The Non-life Insurance Division of the National Financial Ombud Scheme South Africa (NFO) has affirmed that the absence of a valid professional driving permit (PrDP) did not materially contribute to the loss of a truck that was hijacked at gunpoint.
The NFO's determination came after an insurance company denied a claim on the grounds that the truck driver had an expired PrDP at the time of the hijacking. While it is true that the driver should have held a valid PrDP, the ruling emphasises that such a regulatory breach did not directly cause the loss sustained by the insured.
The insurer contended that allowing claims where regulatory requirements were breached would imply a tolerance for illegal behaviour. However, the NFO noted that public policy considerations must also be balanced with fairness, particularly where an isolated incident does not contribute to a loss.
The NFO's recommendation clearly stated, “In this instance, the driver’s actions did not contribute to the hijacking incident, and the expired PrDP is, therefore, merely a regulatory violation.” The emphasis is placed on the notion that to reject a claim based solely on an expired permit, the insurer must convincingly link that lapse to the theft incident. Without evidence demonstrating a direct connection, the expired PrDP holds little weight in assessing liability.
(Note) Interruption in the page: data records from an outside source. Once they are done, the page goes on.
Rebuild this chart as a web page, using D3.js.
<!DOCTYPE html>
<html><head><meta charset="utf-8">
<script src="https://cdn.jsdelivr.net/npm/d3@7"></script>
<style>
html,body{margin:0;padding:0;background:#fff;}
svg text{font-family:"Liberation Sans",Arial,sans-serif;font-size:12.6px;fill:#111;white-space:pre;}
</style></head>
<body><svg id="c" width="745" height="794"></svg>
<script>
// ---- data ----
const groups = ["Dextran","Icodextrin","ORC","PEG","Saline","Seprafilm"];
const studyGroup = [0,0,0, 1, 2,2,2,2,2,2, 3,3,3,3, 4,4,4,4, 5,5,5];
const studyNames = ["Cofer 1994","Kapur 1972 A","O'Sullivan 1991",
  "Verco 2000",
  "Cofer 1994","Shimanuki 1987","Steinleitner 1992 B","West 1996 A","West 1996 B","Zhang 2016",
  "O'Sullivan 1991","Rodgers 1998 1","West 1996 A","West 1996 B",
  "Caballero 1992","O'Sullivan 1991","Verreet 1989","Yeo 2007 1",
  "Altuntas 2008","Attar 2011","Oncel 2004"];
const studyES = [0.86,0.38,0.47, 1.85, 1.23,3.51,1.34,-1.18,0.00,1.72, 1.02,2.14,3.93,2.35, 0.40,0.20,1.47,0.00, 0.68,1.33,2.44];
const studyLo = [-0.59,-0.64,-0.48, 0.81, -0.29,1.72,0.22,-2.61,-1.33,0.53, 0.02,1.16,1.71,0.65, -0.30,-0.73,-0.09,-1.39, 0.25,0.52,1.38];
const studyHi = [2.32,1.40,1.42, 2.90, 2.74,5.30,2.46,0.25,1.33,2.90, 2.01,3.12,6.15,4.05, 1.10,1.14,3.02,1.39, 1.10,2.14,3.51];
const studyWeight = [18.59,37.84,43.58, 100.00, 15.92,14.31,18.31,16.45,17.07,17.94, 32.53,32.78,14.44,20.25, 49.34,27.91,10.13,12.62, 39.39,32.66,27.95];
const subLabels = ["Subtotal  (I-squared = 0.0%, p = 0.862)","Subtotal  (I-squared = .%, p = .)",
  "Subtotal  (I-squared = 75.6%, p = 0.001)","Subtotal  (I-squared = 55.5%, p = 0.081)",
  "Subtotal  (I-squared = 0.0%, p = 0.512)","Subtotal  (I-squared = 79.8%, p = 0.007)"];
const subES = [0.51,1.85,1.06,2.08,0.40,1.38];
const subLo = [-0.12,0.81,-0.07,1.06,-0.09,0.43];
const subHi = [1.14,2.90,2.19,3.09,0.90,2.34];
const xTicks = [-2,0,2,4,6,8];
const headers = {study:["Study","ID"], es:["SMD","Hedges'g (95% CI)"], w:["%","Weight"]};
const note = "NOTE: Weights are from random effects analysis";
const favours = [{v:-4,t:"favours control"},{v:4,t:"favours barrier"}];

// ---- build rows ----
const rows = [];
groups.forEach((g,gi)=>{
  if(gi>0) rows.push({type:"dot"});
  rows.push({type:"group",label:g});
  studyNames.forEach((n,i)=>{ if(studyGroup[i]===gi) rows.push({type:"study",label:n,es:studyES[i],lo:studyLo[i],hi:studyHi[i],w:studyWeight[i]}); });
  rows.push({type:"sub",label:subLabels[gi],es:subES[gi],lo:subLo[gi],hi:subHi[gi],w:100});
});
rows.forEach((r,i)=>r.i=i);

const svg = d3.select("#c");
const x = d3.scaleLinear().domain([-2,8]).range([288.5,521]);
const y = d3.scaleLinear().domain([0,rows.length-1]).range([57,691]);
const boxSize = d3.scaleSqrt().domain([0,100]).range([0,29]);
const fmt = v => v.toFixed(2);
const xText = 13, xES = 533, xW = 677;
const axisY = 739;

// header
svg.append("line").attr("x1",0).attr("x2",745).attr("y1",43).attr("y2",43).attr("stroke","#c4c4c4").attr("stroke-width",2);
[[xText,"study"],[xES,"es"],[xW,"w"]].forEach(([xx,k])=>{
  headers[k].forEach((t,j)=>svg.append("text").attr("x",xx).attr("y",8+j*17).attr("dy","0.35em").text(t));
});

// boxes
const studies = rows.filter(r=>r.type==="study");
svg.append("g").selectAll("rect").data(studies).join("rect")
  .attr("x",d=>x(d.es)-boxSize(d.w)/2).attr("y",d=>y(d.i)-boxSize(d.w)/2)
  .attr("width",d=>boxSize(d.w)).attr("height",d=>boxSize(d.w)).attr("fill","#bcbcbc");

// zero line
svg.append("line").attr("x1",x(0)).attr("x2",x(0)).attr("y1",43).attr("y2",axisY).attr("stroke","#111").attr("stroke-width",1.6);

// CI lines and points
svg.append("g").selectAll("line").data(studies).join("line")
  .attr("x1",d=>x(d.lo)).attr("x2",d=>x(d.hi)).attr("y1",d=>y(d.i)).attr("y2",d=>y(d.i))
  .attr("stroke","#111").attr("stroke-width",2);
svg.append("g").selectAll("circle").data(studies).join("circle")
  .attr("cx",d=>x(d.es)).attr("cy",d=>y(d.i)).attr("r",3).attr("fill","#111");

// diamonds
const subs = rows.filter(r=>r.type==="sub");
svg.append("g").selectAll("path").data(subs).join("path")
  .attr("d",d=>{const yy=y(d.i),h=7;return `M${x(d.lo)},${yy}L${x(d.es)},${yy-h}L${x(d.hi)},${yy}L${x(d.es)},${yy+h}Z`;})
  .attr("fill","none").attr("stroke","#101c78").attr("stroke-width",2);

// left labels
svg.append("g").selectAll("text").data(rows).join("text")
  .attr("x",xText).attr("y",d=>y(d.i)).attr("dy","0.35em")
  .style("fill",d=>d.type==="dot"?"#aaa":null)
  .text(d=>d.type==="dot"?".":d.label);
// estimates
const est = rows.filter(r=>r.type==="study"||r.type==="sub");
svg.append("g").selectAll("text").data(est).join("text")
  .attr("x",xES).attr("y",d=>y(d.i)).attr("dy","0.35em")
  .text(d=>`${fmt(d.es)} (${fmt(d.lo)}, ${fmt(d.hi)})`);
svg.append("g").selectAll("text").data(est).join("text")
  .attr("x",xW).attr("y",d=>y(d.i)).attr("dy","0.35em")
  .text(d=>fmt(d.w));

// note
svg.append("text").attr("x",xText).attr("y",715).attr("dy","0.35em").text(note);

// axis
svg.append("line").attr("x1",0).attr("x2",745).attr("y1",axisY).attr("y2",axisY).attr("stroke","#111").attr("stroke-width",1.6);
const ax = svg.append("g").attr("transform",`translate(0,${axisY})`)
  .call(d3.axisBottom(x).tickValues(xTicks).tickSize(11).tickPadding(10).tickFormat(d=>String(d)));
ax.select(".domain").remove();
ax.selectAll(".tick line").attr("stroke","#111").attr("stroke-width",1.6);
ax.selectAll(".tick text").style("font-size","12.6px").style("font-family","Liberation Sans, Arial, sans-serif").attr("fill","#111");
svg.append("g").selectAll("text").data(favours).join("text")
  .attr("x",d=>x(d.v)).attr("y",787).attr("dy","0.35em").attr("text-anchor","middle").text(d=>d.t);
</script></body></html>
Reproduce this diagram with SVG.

The ruling also cited the case of Everite Building Products Ltd v Mutual & Federal Insurance Co Ltd, reinforcing that insurance policies should cater to risks outlined by the insured event rather than void coverage for minor deviations from policy terms. In this case, the expired PrDP was determined to be immaterial to the loss, the hijacking was a criminal act, irrespective of the driver's permit status, indicating that no amount of regulatory compliance would have altered the outcome of the crime.
While the insurers temporarily argued that maintaining strict adherence to policy terms was necessary for public safety, the NFO pointed out that penalising a driver for a singular oversight would contravene principles of equity. A pivotal aspect of this ruling is the recognition that each incident should be evaluated individually, allowing for the possibility of fair outcomes even when procedural shortcomings are present.
Following the provisional ruling, the insurer agreed to settle the claim, a decision guided by a commitment to uphold fairness in the evaluation of individual circumstances. The driver subsequently renewed their PrDP, although it was concluded that the lapse did not factor into the hijacking scenario.